Supporting Career Development in your organisation

Learning is of course linked closely to career development.

Yes I know what you are thinking, but that does apply to your Boss too!

Career development helps individuals achieve career objectives.

It follows closely from career planning and in the workplace it includes practices that help employees complete those plans.

but what does that actually mean on the ground in the organisation?

..and what kind of career interventions might be relevant at different stages of people's careers?

Organisations these days usually expect employees to assume the responsibilities for their own continuing development and career. Having said that, career development does require an integrated organizational response.

Great so what does that mean in tangible terms?

What aspects should organisations build into their career programmes?

Well it includes career practices aimed at recruiting new talent, matching people to jobs, helping them to perform and develop and preparing for a satisfactory retirement.

Yes I know we have an economic recession but if you think that is going to make more than a small dent in our global talent shortages you are mistaken. A focus on faciliating careers as part of a Talent Management strategy is going to be increasingly important over the next 10-15 years

Here is a simple and useful framework for considering career development.

If you close one eye and squint a bit you can link different career development practices to 4 different career stages which are:

1. Establishment
2. Advancement
3. Maintenance
4. Transition.

Read about the lifeline activity and how it can help you choose your career.

1. Establishment

Initially this is about getting the right job or securing the right talent depending on your perspective. New employees need to orientate into the organization and gain the skills and knowledge they need to perform effectively. They need to find out how things operate and start to see the areas of interest and potential that they might have.

Key career development needs at this stage are:
Getting the right first "job fit"
Varied job activities
Skill development opportunities
Lots of performance feedback.

Some of the organizational interventions might be:
Realistic job preview at induction (avoid reality shock)
Performance feedback (one of the most effective things)
Coaching (one of the most effective things)
Understanding possible career paths (sequence of progressively challenging job assignments)
Career objectives setting and career planning training

2. Advancement

This is about getting ahead in the organisation, by now ambitious employees want bigger roles and more challenging jobs to test and hone their skills. It is also a time when they have may to start to balance career interest with life outside work

Key career needs at this stage are:
Challenging Assignments. (Provide challenge and visibility, might include job rotation, project work, promotions.
Mentoring: (can be very useful if the right mentor is found who will invest time and energy)
360 Feedback Assessment and Development Centres (good for benchmarking attributes and identifying talent, great for developing self awareness of blind spots)
Stress management training

10 alternative career ideas here

3. Maintenance

Might be about honing technical skills, or developing areas of interest.
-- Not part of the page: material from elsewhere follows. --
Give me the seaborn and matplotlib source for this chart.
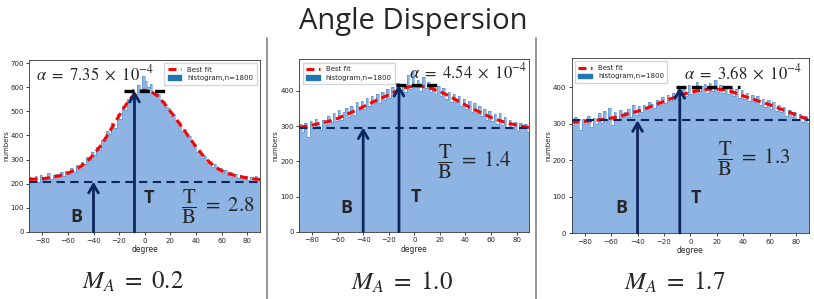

At this stage career is often about having autonomy, developing others, and redefining their role in the company. Career is less about hierarchical advancement.
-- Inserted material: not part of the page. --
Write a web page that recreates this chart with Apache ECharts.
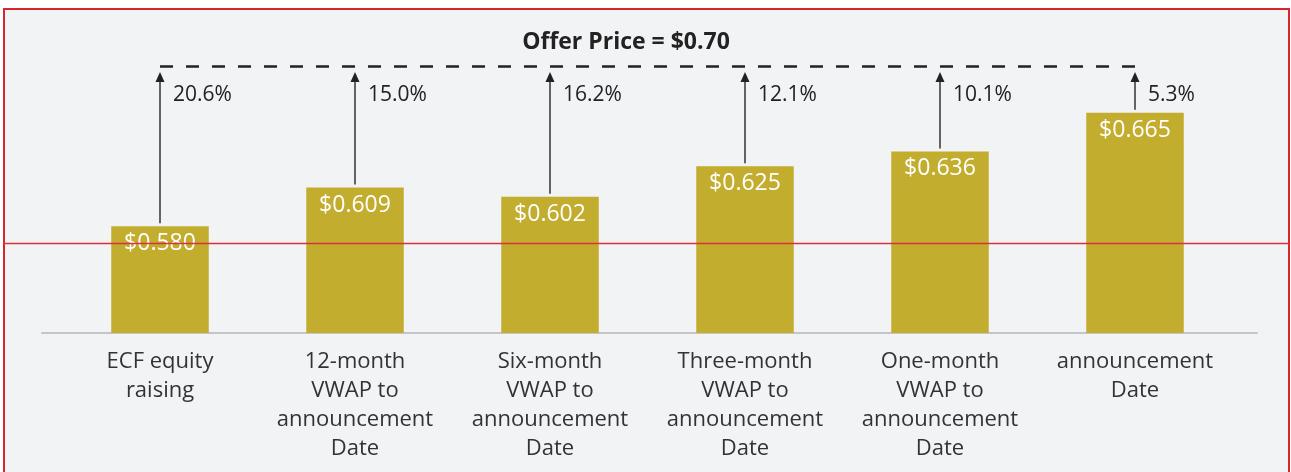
<!DOCTYPE html>
<html>
<head>
<meta charset="utf-8">
<script src="https://cdn.jsdelivr.net/npm/echarts@6/dist/echarts.min.js"></script>
<style>
  body{
    margin: 0;
    background: #fff;
  }
  #frame{
    position: absolute;
    left: 3px;
    top: 8px;
    width: 1287px;
    height: 480px;
    box-sizing: border-box;
    border: 2.5px solid #d8262e;
    background: #f2f3f5;
  }
  #chart{
    position: absolute;
    left: 0;
    top: 0;
    width: 1291px;
    height: 472px;
  }
</style>
</head>
<body>
<div id="frame"></div>
<div id="chart"></div>
<script>
let categories = ['ECF equity\nraising', '12-month\nVWAP to\nannouncement\nDate', 'Six-month\nVWAP to\nannouncement\nDate',
  'Three-month\nVWAP to\nannouncement\nDate', 'One-month\nVWAP to\nannouncement\nDate', 'announcement\nDate']
let prices = [0.580, 0.609, 0.602, 0.625, 0.636, 0.665]
let premiums = ['20.6%', '15.0%', '16.2%', '12.1%', '10.1%', '5.3%']
let offerPrice = 0.70

let font = 'Open Sans'
let myChart = echarts.init(document.getElementById('chart'))

let arrowData = prices.map((v, i) => [i, v, premiums[i]])

let option = {
  title: {
    text: 'Offer Price = $' + offerPrice.toFixed(2),
    left: 621,
    top: 26,
    textAlign: 'center',
    textStyle: {
      fontFamily: font,
      fontWeight: 'bold',
      fontSize: 23,
      color: '#222'
    }
  },
  grid: [
    {left: 62.5, right: 58.5, top: 66, bottom: 139},
    {left: 42, right: 34, top: 66, bottom: 139}
  ],
  xAxis: [{
    type: 'category',
    data: categories,
    axisLine: {show: false},
    axisTick: {show: false},
    axisLabel: {
      margin: 14,
      fontFamily: font,
      fontSize: 22,
      lineHeight: 29,
      color: '#333',
      interval: 0
    }
  }, {
    type: 'category',
    gridIndex: 1,
    data: [''],
    axisLine: {lineStyle: {color: '#c4c5c9', width: 2}},
    axisTick: {show: false},
    axisLabel: {show: false}
  }],
  yAxis: [{
    type: 'value',
    min: 0.5,
    max: offerPrice,
    show: false
  }, {
    type: 'value',
    gridIndex: 1,
    min: 0,
    max: 1,
    show: false
  }],
  graphic: [{
    type: 'line',
    shape: {x1: 3, y1: 243.5, x2: 1290, y2: 243.5},
    style: {stroke: '#d8323a', lineWidth: 1.5},
    z: 100
  }],
  series: [{
    type: 'bar',
    data: prices,
    barWidth: '50%',
    itemStyle: {color: '#c3ad2f'},
    label: {
      show: true,
      position: 'insideTop',
      distance: 6,
      formatter: p => '$' + p.value.toFixed(3),
      fontFamily: font,
      fontSize: 23,
      color: '#fff'
    },
    markLine: {
      silent: true,
      symbol: 'none',
      label: {show: false},
      lineStyle: {color: '#222', type: [13, 13], width: 2.5},
      data: [[{coord: [0, offerPrice]}, {coord: [prices.length - 1, offerPrice]}]]
    }
  }, {
    type: 'custom',
    data: arrowData,
    z: 5,
    renderItem: function (params, api) {
      let bottom = api.coord([api.value(0), api.value(1)])
      let top = api.coord([api.value(0), offerPrice])
      let x = bottom[0]
      let tip = top[1] + 6
      return {
        type: 'group',
        children: [{
          type: 'line',
          shape: {x1: x, y1: bottom[1] - 3, x2: x, y2: tip + 8},
          style: {stroke: '#333', lineWidth: 1.5}
        }, {
          type: 'polygon',
          shape: {points: [[x, tip], [x - 4.5, tip + 10], [x + 4.5, tip + 10]]},
          style: {fill: '#222'}
        }, {
          type: 'text',
          style: {
            x: x + 13,
            y: top[1] + 29,
            text: arrowData[params.dataIndex][2],
            verticalAlign: 'middle',
            fontFamily: font,
            fontSize: 21,
            fill: '#222'
          }
        }]
      }
    }
  }]
}

myChart.setOption(option)
</script>
</body>
</html>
Key career development needs at this stage are:
Developing coaching and mentoring skills,
Deepening or refreshing technical skills,
Becoming a Mentor,
A revitalising job rotation,
Rewarding excellence in roles.

4. Transition

An under utilised areas until recently where organisations did not have many interventions.

Expect this to change with skills shortages and ageing populations.
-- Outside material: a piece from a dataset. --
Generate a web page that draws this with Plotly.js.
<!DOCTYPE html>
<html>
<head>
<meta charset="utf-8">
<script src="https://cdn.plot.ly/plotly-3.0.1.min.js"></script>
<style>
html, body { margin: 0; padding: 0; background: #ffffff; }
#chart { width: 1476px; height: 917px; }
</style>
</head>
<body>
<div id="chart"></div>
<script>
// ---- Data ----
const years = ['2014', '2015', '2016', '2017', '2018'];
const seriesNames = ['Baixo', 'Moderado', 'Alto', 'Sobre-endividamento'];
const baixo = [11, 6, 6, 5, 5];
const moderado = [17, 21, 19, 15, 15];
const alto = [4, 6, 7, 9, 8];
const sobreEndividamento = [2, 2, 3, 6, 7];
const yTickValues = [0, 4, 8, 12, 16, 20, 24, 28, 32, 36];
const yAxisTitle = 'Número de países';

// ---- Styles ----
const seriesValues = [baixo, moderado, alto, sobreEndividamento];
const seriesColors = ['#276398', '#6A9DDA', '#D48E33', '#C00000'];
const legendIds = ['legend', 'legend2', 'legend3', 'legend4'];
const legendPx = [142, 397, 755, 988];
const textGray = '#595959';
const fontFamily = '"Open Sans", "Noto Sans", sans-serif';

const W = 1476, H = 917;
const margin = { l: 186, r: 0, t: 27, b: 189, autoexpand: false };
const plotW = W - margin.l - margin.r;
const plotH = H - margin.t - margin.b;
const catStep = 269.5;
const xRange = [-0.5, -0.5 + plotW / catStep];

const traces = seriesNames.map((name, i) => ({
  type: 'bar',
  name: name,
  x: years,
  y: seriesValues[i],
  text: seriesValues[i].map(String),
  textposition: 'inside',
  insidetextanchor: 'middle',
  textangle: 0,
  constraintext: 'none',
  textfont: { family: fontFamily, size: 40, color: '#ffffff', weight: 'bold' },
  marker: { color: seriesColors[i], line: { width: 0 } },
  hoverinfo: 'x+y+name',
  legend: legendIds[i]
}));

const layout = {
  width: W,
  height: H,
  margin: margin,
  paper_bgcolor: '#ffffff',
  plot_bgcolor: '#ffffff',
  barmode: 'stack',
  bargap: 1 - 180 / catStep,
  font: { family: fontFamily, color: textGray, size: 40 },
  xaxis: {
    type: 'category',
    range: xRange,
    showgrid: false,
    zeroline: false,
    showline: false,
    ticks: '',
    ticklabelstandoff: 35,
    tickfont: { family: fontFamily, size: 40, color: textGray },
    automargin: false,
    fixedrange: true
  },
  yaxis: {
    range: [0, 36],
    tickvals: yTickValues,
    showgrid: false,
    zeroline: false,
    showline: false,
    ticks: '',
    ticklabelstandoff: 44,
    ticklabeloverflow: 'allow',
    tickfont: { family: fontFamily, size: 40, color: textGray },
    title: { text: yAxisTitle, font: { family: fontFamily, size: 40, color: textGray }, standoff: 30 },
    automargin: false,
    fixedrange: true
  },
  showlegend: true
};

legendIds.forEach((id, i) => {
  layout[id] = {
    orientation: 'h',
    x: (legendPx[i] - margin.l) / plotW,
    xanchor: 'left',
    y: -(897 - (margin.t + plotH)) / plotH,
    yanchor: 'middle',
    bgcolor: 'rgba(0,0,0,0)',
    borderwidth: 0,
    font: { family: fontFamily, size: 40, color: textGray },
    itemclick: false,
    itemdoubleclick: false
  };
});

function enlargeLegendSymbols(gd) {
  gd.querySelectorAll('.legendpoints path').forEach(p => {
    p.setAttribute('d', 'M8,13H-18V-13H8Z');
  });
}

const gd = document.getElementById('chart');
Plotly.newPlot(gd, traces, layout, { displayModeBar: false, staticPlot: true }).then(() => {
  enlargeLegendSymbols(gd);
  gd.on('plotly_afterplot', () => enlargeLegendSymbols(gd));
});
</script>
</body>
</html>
This is about gradually letting go of the organisational identity and approaching a lifestyle change or retirement. Here people are using their wisdom and experience to help others. There may be a gradual exit plan from the organisation including a move to part-time or contract work.

Key career needs are:
Preparation for lifestyle changes,
Phased transition out of the role,
Change employment towards a consulting type of role.
Consultation with the employee to find a win: win.